Kant is also a philosopher that one can learn a lot about by reading what others have said, although I did spend some time in graduate school grappling with the Critique of Judgment. And at some stage I got Kant's point: it is our ability to respond subjectively -- whether to the beauty of sunsets or to the Sistine Chapel -- that makes our other cognitive accomplishments possible. In other words, because we feel we can also think. Which doesn't mean that our feelings of pleasure or displeasure are objective, but these feelings seem validated because other people feel the same way. A kind of "universal hand" operates, especially in our public judgments, whether it concerns art or politics, and we find ourselves in a community of people who think the same way. (For this reason "TED talks" have always annoyed me: see this particularly obnoxious clip. The outtake? See how virtuous we are, and you can be, too, if you think like us.)

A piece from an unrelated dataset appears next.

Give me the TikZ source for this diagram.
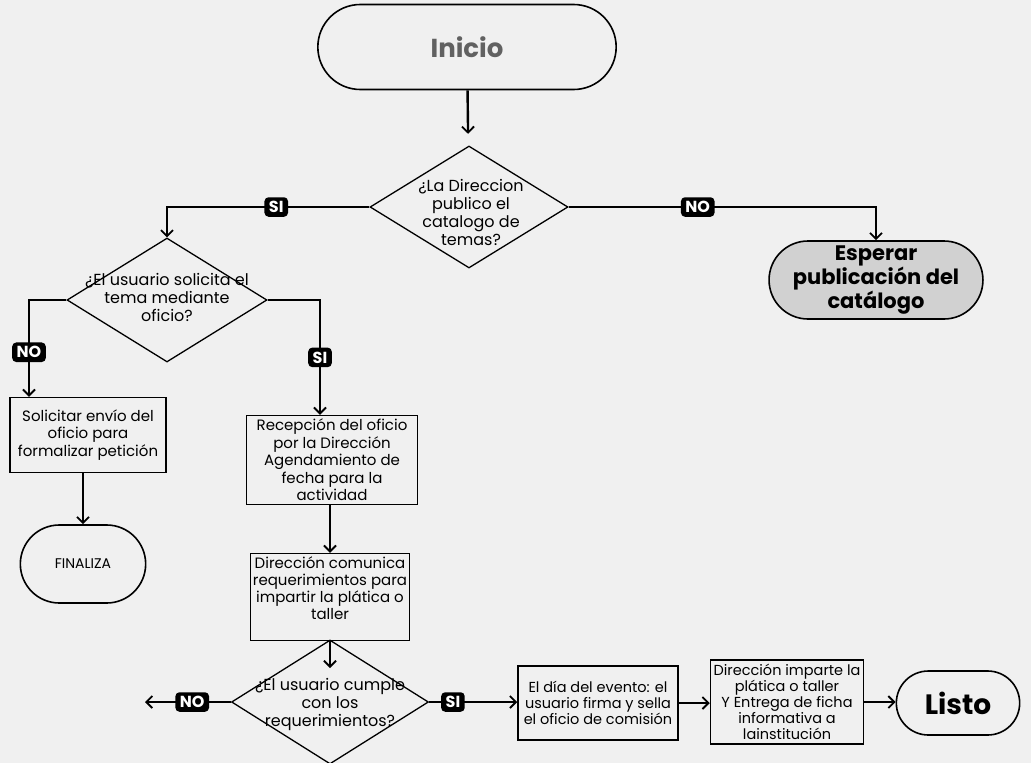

This may not be the usual way of interpreting Kant, but lately I came up with another new interpretation. Kant was laying down the condition for the possibility of experience. To 21st-century ears, Kant's statement about "enlightenment" -- "Enlightenment is the human being’s emergence from his self-incurred minority" -- suggests autonomy, with its demand of independence from the opinions of others. From where we stand now in the 21st century, that statement seems to suggest that everyone should be independent of everyone else. But if everyone agrees on such an interpretation, it too is a subjective aesthetic judgment; it is "true" because "everyone" agrees. Freedom of thought, therefore, might lead to adherence to authority, not rejection of it.

In our critical judgments, in our evaluation of how we are to act, we may choose dependence, not for the extreme cases of which the philosophes spoke in the eighteenth century, but, for instance, in adhering to our marriage vows or our responsibilities toward our children or our students. (Diderot, however, sought philosophically to undermine the first.) In the modern world we are all in the same boat, but our "self-determining freedom" does not mean that we all evaluate life in the same way. I don't know if Kant predicted or hoped for the extreme outcome of autonomy in practice, but it does not follow that we are unfree if we accept our dependencies, especially in our relationships with others. Of course, it also follows that we critically evaluate the choices we wish to embark on, e.g., whether to marry or to have children. For most people, and I include myself here, critical evaluation often comes après (not avant) la lettre, at which point we are left with contemplating what role duty should play in determining our behavior.